BRIEF: Find, in the records below, the line that contains "Convert this chart" and the line that contains "Chart.register(...registerables);". Copy those two lines and everything between them exactly, but not the pictures.

EXERCISE INPUT:
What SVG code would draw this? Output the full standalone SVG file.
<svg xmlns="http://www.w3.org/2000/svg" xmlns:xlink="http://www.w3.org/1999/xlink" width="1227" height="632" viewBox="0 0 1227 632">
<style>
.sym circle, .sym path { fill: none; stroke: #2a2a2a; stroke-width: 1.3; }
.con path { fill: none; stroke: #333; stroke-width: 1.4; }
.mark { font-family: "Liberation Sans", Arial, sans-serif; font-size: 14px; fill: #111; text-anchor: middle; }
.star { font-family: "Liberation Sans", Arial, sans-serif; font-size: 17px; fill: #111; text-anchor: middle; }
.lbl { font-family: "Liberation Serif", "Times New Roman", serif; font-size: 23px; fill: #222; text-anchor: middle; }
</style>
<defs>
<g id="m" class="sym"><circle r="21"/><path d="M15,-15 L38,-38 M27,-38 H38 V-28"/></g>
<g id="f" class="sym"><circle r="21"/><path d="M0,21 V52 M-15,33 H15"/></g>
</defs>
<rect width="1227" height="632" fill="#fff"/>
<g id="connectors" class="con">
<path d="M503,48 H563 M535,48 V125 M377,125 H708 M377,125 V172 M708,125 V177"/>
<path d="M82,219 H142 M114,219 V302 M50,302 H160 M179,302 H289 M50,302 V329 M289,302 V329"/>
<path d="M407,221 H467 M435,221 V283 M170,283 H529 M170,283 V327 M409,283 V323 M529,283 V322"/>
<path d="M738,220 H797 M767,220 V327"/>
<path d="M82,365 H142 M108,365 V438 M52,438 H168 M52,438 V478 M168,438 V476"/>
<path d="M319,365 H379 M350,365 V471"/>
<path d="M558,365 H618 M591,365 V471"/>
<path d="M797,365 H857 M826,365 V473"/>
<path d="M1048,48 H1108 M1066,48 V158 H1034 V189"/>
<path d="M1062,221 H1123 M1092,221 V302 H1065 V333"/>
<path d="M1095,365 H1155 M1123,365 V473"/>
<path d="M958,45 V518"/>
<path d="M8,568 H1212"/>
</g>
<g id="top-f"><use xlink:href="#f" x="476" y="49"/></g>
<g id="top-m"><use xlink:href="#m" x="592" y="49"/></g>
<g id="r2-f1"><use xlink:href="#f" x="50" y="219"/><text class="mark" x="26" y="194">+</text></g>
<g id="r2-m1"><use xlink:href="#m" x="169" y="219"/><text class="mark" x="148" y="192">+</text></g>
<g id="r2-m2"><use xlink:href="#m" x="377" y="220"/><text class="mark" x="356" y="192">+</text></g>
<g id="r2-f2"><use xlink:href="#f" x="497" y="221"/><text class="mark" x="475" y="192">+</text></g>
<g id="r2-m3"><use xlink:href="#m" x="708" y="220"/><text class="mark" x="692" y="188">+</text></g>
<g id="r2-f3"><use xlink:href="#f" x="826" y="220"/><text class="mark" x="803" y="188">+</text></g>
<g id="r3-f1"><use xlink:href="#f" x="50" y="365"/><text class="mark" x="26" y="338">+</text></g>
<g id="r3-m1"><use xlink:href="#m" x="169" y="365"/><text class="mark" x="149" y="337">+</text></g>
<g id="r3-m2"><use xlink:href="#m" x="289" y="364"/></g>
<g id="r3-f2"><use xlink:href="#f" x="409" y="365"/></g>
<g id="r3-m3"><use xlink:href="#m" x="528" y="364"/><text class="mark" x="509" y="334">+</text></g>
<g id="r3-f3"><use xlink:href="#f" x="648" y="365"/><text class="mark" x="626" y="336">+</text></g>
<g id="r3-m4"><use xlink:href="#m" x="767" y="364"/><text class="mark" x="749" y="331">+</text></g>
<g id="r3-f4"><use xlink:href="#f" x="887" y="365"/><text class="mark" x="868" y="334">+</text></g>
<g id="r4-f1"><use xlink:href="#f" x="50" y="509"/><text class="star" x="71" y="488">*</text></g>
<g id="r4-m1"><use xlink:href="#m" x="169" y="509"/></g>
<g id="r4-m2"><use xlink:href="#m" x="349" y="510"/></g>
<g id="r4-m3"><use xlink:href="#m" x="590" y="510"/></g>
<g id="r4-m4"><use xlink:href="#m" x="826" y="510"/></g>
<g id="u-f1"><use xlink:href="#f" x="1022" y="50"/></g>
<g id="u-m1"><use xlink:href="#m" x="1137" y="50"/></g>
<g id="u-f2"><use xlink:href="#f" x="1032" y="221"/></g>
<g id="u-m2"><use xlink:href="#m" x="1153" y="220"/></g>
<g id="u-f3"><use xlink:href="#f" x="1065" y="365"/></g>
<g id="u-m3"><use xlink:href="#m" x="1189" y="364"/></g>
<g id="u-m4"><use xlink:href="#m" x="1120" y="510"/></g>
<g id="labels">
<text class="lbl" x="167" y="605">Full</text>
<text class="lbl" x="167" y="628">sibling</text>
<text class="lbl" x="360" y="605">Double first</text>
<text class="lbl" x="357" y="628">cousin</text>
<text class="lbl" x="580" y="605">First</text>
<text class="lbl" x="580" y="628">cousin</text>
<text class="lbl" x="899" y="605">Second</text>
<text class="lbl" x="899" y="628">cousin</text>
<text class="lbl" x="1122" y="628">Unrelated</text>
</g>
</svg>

--

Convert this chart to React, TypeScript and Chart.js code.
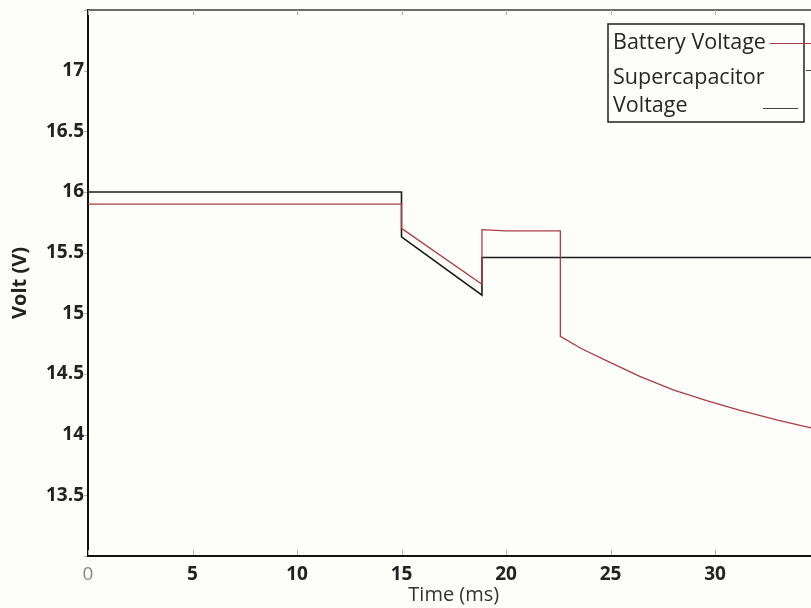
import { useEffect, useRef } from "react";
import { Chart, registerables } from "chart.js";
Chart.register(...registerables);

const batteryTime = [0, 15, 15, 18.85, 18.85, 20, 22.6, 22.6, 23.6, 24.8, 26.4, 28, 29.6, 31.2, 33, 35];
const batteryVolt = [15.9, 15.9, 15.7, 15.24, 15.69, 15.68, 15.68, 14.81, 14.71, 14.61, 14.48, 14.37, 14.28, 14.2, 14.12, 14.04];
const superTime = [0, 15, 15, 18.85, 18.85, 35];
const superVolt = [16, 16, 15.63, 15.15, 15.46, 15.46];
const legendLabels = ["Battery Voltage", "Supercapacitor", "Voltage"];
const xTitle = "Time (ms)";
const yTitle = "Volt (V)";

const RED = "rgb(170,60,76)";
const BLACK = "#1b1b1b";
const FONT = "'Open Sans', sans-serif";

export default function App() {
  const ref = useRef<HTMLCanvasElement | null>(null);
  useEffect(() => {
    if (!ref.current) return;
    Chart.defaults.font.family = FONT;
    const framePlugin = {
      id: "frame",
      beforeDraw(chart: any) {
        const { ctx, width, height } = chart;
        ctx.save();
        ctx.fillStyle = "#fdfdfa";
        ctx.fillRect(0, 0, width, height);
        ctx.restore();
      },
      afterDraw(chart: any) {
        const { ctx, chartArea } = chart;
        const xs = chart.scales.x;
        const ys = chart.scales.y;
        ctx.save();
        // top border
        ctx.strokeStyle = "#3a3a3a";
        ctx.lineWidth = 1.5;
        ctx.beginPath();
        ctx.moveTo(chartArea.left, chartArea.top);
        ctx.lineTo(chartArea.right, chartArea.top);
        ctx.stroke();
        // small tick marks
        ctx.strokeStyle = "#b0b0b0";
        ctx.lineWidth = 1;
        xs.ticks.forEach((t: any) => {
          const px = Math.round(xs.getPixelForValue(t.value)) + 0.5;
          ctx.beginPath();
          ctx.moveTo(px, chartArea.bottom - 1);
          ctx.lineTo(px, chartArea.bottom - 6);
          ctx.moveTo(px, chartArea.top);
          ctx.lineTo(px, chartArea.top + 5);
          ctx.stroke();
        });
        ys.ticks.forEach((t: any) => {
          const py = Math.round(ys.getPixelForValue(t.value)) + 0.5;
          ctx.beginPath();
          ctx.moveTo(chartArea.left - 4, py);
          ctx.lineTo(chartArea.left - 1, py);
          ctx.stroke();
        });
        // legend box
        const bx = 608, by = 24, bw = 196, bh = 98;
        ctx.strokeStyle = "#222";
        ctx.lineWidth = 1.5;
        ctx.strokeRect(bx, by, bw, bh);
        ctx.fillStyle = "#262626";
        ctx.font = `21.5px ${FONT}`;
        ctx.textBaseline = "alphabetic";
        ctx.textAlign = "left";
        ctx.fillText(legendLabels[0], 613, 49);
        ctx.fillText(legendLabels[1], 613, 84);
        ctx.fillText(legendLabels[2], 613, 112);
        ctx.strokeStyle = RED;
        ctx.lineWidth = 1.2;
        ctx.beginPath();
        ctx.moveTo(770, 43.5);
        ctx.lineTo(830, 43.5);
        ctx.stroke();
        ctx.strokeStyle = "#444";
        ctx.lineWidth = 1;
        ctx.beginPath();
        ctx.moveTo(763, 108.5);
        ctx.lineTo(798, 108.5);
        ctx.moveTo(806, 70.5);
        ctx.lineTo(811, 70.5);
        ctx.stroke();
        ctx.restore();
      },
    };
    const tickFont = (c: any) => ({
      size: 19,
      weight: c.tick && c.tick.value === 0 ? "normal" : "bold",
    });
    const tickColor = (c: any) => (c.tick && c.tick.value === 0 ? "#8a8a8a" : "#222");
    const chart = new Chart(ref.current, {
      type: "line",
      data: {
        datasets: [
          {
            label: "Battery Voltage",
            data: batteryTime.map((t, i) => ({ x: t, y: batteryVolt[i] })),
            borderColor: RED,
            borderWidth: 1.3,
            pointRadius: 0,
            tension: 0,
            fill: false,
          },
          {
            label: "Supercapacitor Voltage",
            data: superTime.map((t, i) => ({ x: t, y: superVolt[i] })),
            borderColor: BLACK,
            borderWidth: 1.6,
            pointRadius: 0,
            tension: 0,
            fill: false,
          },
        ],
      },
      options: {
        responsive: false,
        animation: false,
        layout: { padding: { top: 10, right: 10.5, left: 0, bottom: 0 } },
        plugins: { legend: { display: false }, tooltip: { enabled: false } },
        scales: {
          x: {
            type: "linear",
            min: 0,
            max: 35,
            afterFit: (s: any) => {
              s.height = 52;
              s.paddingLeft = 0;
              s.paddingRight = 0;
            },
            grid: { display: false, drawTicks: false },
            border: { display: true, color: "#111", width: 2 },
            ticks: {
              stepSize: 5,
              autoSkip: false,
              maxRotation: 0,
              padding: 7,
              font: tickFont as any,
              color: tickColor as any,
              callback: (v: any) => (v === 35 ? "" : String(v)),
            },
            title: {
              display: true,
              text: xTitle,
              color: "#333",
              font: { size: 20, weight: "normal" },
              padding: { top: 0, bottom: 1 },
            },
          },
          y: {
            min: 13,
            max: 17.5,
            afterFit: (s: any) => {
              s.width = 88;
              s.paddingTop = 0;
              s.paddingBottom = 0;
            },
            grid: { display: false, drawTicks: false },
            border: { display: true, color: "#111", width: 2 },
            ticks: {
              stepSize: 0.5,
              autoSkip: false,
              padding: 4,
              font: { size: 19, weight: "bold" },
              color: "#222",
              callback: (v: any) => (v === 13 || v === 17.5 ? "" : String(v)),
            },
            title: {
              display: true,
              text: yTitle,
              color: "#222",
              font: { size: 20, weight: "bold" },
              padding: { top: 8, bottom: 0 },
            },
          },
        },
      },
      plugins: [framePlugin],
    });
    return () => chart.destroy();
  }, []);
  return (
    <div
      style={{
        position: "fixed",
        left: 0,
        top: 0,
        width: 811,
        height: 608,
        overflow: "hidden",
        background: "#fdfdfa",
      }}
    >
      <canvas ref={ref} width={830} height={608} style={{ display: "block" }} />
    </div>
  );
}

FINAL RESULT:
Convert this chart to React, TypeScript and Chart.js code.
import { useEffect, useRef } from "react";
import { Chart, registerables } from "chart.js";
Chart.register(...registerables);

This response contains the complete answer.